## Problem to work on
Output every line of the material exactly, omitting images.

## Recorded information

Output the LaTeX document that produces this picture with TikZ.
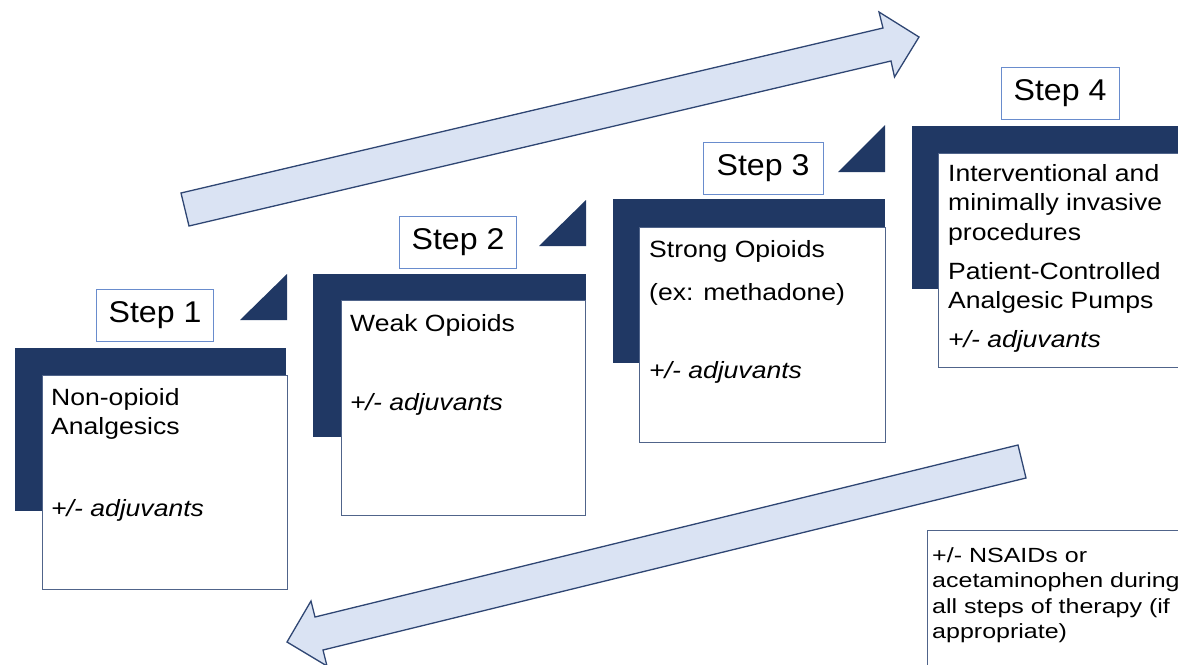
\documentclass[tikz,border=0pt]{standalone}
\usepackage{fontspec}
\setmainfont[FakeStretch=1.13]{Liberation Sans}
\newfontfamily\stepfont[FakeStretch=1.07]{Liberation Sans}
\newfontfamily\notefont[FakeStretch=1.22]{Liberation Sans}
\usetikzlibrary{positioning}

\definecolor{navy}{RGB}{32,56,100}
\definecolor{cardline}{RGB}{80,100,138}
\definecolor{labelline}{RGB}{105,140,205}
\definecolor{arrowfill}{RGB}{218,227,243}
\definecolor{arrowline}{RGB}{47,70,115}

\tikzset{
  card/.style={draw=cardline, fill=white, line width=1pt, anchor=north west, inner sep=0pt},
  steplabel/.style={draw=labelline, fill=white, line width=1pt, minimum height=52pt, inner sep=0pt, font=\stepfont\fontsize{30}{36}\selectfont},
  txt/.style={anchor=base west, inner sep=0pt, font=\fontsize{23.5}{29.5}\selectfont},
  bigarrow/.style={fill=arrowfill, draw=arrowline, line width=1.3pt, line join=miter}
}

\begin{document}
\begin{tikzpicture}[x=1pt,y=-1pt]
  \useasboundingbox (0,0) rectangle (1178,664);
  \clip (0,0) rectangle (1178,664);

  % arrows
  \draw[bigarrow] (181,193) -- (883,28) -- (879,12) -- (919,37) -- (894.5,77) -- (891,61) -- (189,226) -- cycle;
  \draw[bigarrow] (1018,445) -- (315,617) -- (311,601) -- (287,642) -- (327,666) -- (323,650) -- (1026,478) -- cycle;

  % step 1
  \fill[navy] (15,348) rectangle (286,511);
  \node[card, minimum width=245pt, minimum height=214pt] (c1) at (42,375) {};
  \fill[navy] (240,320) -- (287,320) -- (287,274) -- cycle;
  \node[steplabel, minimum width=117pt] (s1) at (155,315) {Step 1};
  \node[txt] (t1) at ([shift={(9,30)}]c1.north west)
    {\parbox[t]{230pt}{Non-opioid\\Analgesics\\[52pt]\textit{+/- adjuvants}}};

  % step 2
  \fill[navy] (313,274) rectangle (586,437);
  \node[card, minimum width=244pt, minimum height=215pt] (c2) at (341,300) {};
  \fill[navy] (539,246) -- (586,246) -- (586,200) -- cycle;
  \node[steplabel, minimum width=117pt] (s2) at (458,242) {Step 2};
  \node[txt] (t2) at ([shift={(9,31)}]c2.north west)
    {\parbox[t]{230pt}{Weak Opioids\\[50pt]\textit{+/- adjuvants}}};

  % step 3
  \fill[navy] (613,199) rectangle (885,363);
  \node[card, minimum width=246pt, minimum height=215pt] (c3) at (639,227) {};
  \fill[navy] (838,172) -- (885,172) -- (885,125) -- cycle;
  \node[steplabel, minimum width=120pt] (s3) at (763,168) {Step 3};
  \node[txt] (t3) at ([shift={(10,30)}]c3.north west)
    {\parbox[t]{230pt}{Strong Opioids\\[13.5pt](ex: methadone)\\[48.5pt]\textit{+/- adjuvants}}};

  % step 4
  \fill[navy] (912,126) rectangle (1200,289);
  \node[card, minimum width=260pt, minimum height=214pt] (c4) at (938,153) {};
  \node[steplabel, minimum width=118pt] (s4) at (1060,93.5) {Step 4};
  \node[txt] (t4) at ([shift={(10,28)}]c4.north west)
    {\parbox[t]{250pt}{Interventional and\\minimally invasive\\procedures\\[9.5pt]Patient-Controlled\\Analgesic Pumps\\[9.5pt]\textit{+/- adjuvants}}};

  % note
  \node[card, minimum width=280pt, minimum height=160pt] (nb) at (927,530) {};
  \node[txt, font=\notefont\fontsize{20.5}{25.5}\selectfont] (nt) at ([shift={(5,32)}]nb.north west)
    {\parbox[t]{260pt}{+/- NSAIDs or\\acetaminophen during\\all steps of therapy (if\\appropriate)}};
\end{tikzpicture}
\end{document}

## Answer in full
Output the LaTeX document that produces this picture with TikZ.
\documentclass[tikz,border=0pt]{standalone}
\usepackage{fontspec}
\setmainfont[FakeStretch=1.13]{Liberation Sans}
\newfontfamily\stepfont[FakeStretch=1.07]{Liberation Sans}
\newfontfamily\notefont[FakeStretch=1.22]{Liberation Sans}
\usetikzlibrary{positioning}

\definecolor{navy}{RGB}{32,56,100}
\definecolor{cardline}{RGB}{80,100,138}
\definecolor{labelline}{RGB}{105,140,205}
\definecolor{arrowfill}{RGB}{218,227,243}
\definecolor{arrowline}{RGB}{47,70,115}

\tikzset{
  card/.style={draw=cardline, fill=white, line width=1pt, anchor=north west, inner sep=0pt},
  steplabel/.style={draw=labelline, fill=white, line width=1pt, minimum height=52pt, inner sep=0pt, font=\stepfont\fontsize{30}{36}\selectfont},
  txt/.style={anchor=base west, inner sep=0pt, font=\fontsize{23.5}{29.5}\selectfont},
  bigarrow/.style={fill=arrowfill, draw=arrowline, line width=1.3pt, line join=miter}
}

\begin{document}
\begin{tikzpicture}[x=1pt,y=-1pt]
  \useasboundingbox (0,0) rectangle (1178,664);
  \clip (0,0) rectangle (1178,664);

  % arrows
  \draw[bigarrow] (181,193) -- (883,28) -- (879,12) -- (919,37) -- (894.5,77) -- (891,61) -- (189,226) -- cycle;
  \draw[bigarrow] (1018,445) -- (315,617) -- (311,601) -- (287,642) -- (327,666) -- (323,650) -- (1026,478) -- cycle;

  % step 1
  \fill[navy] (15,348) rectangle (286,511);
  \node[card, minimum width=245pt, minimum height=214pt] (c1) at (42,375) {};
  \fill[navy] (240,320) -- (287,320) -- (287,274) -- cycle;
  \node[steplabel, minimum width=117pt] (s1) at (155,315) {Step 1};
  \node[txt] (t1) at ([shift={(9,30)}]c1.north west)
    {\parbox[t]{230pt}{Non-opioid\\Analgesics\\[52pt]\textit{+/- adjuvants}}};

  % step 2
  \fill[navy] (313,274) rectangle (586,437);
  \node[card, minimum width=244pt, minimum height=215pt] (c2) at (341,300) {};
  \fill[navy] (539,246) -- (586,246) -- (586,200) -- cycle;
  \node[steplabel, minimum width=117pt] (s2) at (458,242) {Step 2};
  \node[txt] (t2) at ([shift={(9,31)}]c2.north west)
    {\parbox[t]{230pt}{Weak Opioids\\[50pt]\textit{+/- adjuvants}}};

  % step 3
  \fill[navy] (613,199) rectangle (885,363);
  \node[card, minimum width=246pt, minimum height=215pt] (c3) at (639,227) {};
  \fill[navy] (838,172) -- (885,172) -- (885,125) -- cycle;
  \node[steplabel, minimum width=120pt] (s3) at (763,168) {Step 3};
  \node[txt] (t3) at ([shift={(10,30)}]c3.north west)
    {\parbox[t]{230pt}{Strong Opioids\\[13.5pt](ex: methadone)\\[48.5pt]\textit{+/- adjuvants}}};

  % step 4
  \fill[navy] (912,126) rectangle (1200,289);
  \node[card, minimum width=260pt, minimum height=214pt] (c4) at (938,153) {};
  \node[steplabel, minimum width=118pt] (s4) at (1060,93.5) {Step 4};
  \node[txt] (t4) at ([shift={(10,28)}]c4.north west)
    {\parbox[t]{250pt}{Interventional and\\minimally invasive\\procedures\\[9.5pt]Patient-Controlled\\Analgesic Pumps\\[9.5pt]\textit{+/- adjuvants}}};

  % note
  \node[card, minimum width=280pt, minimum height=160pt] (nb) at (927,530) {};
  \node[txt, font=\notefont\fontsize{20.5}{25.5}\selectfont] (nt) at ([shift={(5,32)}]nb.north west)
    {\parbox[t]{260pt}{+/- NSAIDs or\\acetaminophen during\\all steps of therapy (if\\appropriate)}};
\end{tikzpicture}
\end{document}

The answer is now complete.